Comprehensive Guide to Expected Rate of Return with Standard Deviation
The expected rate of return with standard deviation calculator provides investors with a sophisticated tool to estimate both potential returns and the associated risk of their investments. This dual analysis is crucial for making informed financial decisions, as it balances the reward potential against the volatility inherent in different asset classes.
Understanding Expected Rate of Return
The expected rate of return represents the average return an investor can anticipate from an investment over time, based on historical performance and forward-looking estimates. It serves as the foundation for:
- Comparing different investment opportunities
- Setting realistic financial goals
- Developing asset allocation strategies
- Evaluating portfolio performance
Financial theorists often calculate expected return using the formula:
E(R) = Σ (Pᵢ × Rᵢ)
where Pᵢ = probability of outcome i, Rᵢ = return for outcome i
The Critical Role of Standard Deviation
Standard deviation measures the dispersion of returns around the expected return, quantifying an investment’s volatility.

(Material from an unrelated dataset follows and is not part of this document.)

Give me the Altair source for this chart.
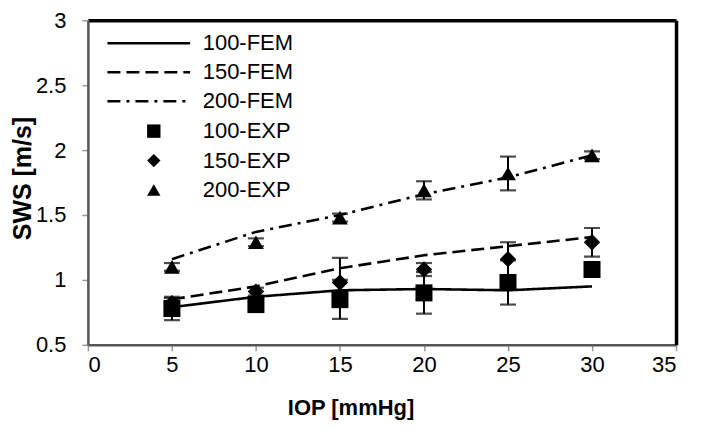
import altair as alt
import pandas as pd

iop = [5, 10, 15, 20, 25, 30]
fem100 = [0.79, 0.87, 0.92, 0.93, 0.92, 0.95]
fem150 = [0.85, 0.95, 1.09, 1.19, 1.26, 1.33]
fem200 = [1.16, 1.37, 1.50, 1.66, 1.79, 1.96]
exp100 = [0.78, 0.81, 0.85, 0.90, 0.98, 1.08]
err100 = [0.09, 0.03, 0.15, 0.16, 0.17, 0.03]
exp150 = [0.82, 0.91, 0.98, 1.08, 1.16, 1.29]
err150 = [0.04, 0.03, 0.19, 0.05, 0.13, 0.11]
exp200 = [1.10, 1.29, 1.48, 1.69, 1.82, 1.96]
err200 = [0.03, 0.03, 0.03, 0.07, 0.13, 0.03]

fem_names = ["100-FEM", "150-FEM", "200-FEM"]
exp_names = ["100-EXP", "150-EXP", "200-EXP"]

fem_rows = []
for name, vals in zip(fem_names, [fem100, fem150, fem200]):
    for x, v in zip(iop, vals):
        fem_rows.append({"iop": x, "sws": v, "series": name})
fem_df = pd.DataFrame(fem_rows)

exp_rows = []
for name, vals, errs in zip(exp_names, [exp100, exp150, exp200], [err100, err150, err200]):
    for x, v, e in zip(iop, vals, errs):
        exp_rows.append({"iop": x, "sws": v, "lo": v - e, "hi": v + e, "series": name})
exp_df = pd.DataFrame(exp_rows)

FONT = "Liberation Sans"

xscale = alt.Scale(domain=[0, 35], nice=False)
yscale = alt.Scale(domain=[0.5, 3], nice=False)

xaxis = alt.Axis(title="IOP [mmHg]", values=[0, 5, 10, 15, 20, 25, 30, 35], grid=False,
                 domain=True, domainColor="#555555", domainWidth=2.5,
                 tickColor="#999999", tickSize=6, tickWidth=1.5,
                 labelFontSize=22, labelFont=FONT, labelColor="#000000", labelPadding=4,
                 titleFontSize=22, titleFont=FONT, titleFontWeight="bold", titleColor="#000000",
                 titlePadding=22, titleX=263)
yaxis = alt.Axis(title="SWS [m/s]", values=[0.5, 1, 1.5, 2, 2.5, 3], grid=False,
                 domain=True, domainColor="#555555", domainWidth=2.5,
                 tickColor="#999999", tickSize=6, tickWidth=1.5,
                 labelFontSize=22, labelFont=FONT, labelColor="#000000", labelPadding=16,
                 titleFontSize=25, titleFont=FONT, titleFontWeight="bold", titleColor="#000000",
                 titlePadding=0, titleY=158,
                 labelExpr="datum.value == 0.5 || datum.value == 1.5 || datum.value == 2.5 ? format(datum.value, '.1f') : format(datum.value, 'd')")

top_axis = alt.Axis(orient="top", labels=False, ticks=False, title=None, grid=False,
                    domain=True, domainColor="black", domainWidth=3.5)
right_axis = alt.Axis(orient="right", labels=False, ticks=False, title=None, grid=False,
                      domain=True, domainColor="black", domainWidth=3.5)

frame = alt.Chart(fem_df).mark_point(opacity=0).encode(
    x=alt.X("iop:Q", scale=xscale, axis=top_axis),
    y=alt.Y("sws:Q", scale=yscale, axis=right_axis),
)

lines = alt.Chart(fem_df).mark_line(color="black", strokeWidth=2.6).encode(
    x=alt.X("iop:Q", scale=xscale, axis=xaxis),
    y=alt.Y("sws:Q", scale=yscale, axis=yaxis),
    strokeDash=alt.StrokeDash(
        "series:N",
        scale=alt.Scale(domain=fem_names, range=[[1, 0], [13, 6], [13, 6, 3, 6]]),
        legend=alt.Legend(title=None, orient="none", legendX=50, legendY=12,
                          symbolType="M-4.6,0H4.6", symbolSize=324, symbolStrokeWidth=2.6,
                          symbolStrokeColor="black", labelFontSize=22, labelFont=FONT,
                          labelColor="#000000", labelOffset=43, rowPadding=7, padding=0),
    ),
)

rules = alt.Chart(exp_df).mark_rule(color="black", strokeWidth=2).encode(
    x=alt.X("iop:Q", axis=None), y=alt.Y("lo:Q", axis=None), y2="hi:Q"
)
caps_lo = alt.Chart(exp_df).mark_tick(color="black", thickness=2.2, size=16, orient="horizontal").encode(
    x=alt.X("iop:Q", axis=None), y=alt.Y("lo:Q", axis=None)
)
caps_hi = alt.Chart(exp_df).mark_tick(color="black", thickness=2.2, size=16, orient="horizontal").encode(
    x=alt.X("iop:Q", axis=None), y=alt.Y("hi:Q", axis=None)
)

points = alt.Chart(exp_df).mark_point(filled=True, color="black", opacity=1).encode(
    x=alt.X("iop:Q", axis=None),
    y=alt.Y("sws:Q", axis=None),
    shape=alt.Shape(
        "series:N",
        scale=alt.Scale(domain=exp_names, range=["square", "diamond", "triangle-up"]),
        legend=alt.Legend(title=None, orient="none", legendX=55, legendY=100,
                          symbolSize=180, symbolFillColor="black", symbolStrokeColor="black",
                          symbolOpacity=1,
                          labelFontSize=22, labelFont=FONT, labelColor="#000000",
                          labelOffset=38, rowPadding=7.5, padding=0),
    ),
    size=alt.Size("series:N", scale=alt.Scale(domain=exp_names, range=[290, 250, 360]), legend=None),
)

chart = alt.layer(frame, lines, rules, caps_lo, caps_hi, points).resolve_axis(
    x="independent", y="independent"
).resolve_legend(
    strokeDash="independent", shape="independent"
).properties(
    width=589, height=325,
    autosize=alt.AutoSizeParams(type="none"),
    padding={"left": 80, "top": 12, "right": 20, "bottom": 88},
    background="white",
).configure_view(stroke=None)

chart.save("out.html", embed_options={"renderer": "svg", "actions": False})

Key insights from standard deviation include:
- Risk Assessment: Higher standard deviation indicates greater volatility and risk
- Return Distribution: Approximately 68% of returns fall within ±1 standard deviation
- Confidence Intervals: Enables calculation of return ranges for different confidence levels
- Portfolio Optimization: Helps in constructing efficient portfolios through diversification
For example, an investment with an expected return of 8% and standard deviation of 12% would have:
- 67% chance of returns between -4% and 20% (±1σ)
- 95% chance of returns between -16% and 32% (±2σ)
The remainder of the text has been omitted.